Moderating this panel is Timothy Wilson, Editor in Chief and co-founder of Dark Reading. Recognized by his peers as one of the top cybersecurity journalists in the US, as well as named one of the 50 Most Powerful Voices in Security by SYS-CON Media, Tim will be sure to keep the conversation candid and engaging. 

During this panel, you’ll also hear from:

  • TK Keanini, Distinguished Engineer, Security Platform & Response, Cisco Systems
  • Gal Shpantzer, Security Consultant, Virtual CISO, Faculty at IANS
  • Elena Kvochko, Chief Trust Officer, SAP

Getting Rid of the Password: The Next Wave of Enterprise Authentication

For this live-streamed Dark Reading virtual panel, top experts will discuss real-life strategies you can use to shore up endpoint security and decrease your reliance on passwords. You'll learn about some of the latest multi-factor authentication tools, and hear how other security teams have implemented more effective processes for managing end user access. Tune in Wednesday, August 4, 2:50pm-3:20pm PT.

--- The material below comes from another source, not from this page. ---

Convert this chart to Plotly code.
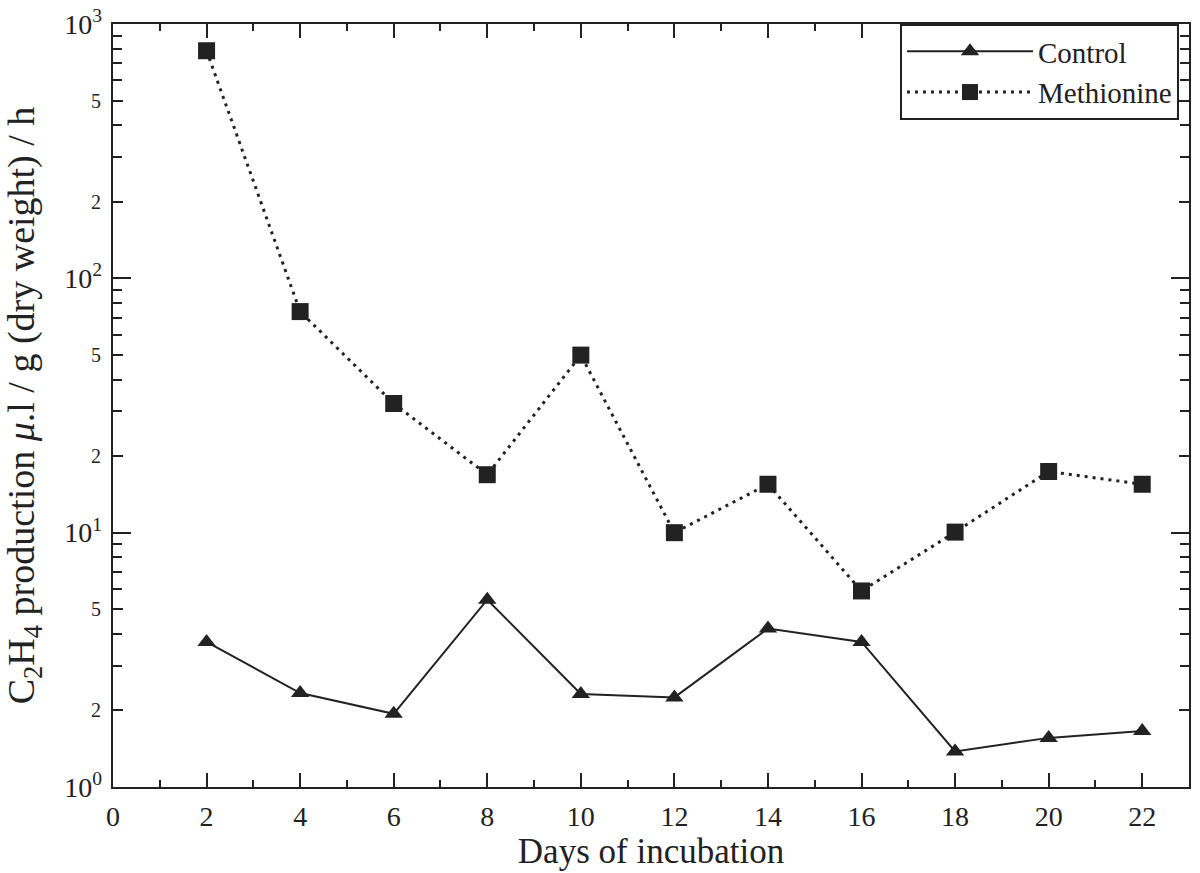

Joan Goodchild, Senior Editor at Dark Reading, will moderate this panel. Joan has spent more than a decade covering security for a variety of publications, and served as editor-in-chief for CSO online, so she’s no stranger to these subjects and won’t hesitate to press for forthright answers from the panelists:

  • Ash Devata, General Manager of Cisco Zero Trust
  • Andy Ellis, founder and CEO of Duha, Operating Partner at YL Ventures, and former CSO of Akamai
  • Jim Routh, Cybersecurity Advisor, Former CISO, MassMutual

Even More Passwordless

If you’re interested in a demo of Duo’s passwordless authentication, look no further than the Cisco virtual booth. Find out how Duo can help you transition to passwordless seamlessly and securely. On your journey to passwordless, build a holistic strategy that reduces authentication friction while simultaneously increasing trust in every authentication.

BSides Is Back, Too!

We were all saddened last year when BSides announced there would be no BSides Las Vegas, but luckily, this year BSides is back with a virtual twist. Happening on July 31 and August 1, this event will include eight tracks covering a variety of security topics, with talks hosted on Twitch and interactive discussions hosted through Discord. Cisco Secure is sponsoring the event — look for our goodbye to passwords video, or if you’re interested in careers at Cisco/Duo, stop into the #job-postings Discord channel to see what roles are open.

With so much to look forward to, we can’t wait for Black Hat to begin. Until then, stay hydrated, wear that sunscreen (or if you're joining from home, be sure to step away from the screen occasionally!) and get ready for another Hacker Summer Camp adventure.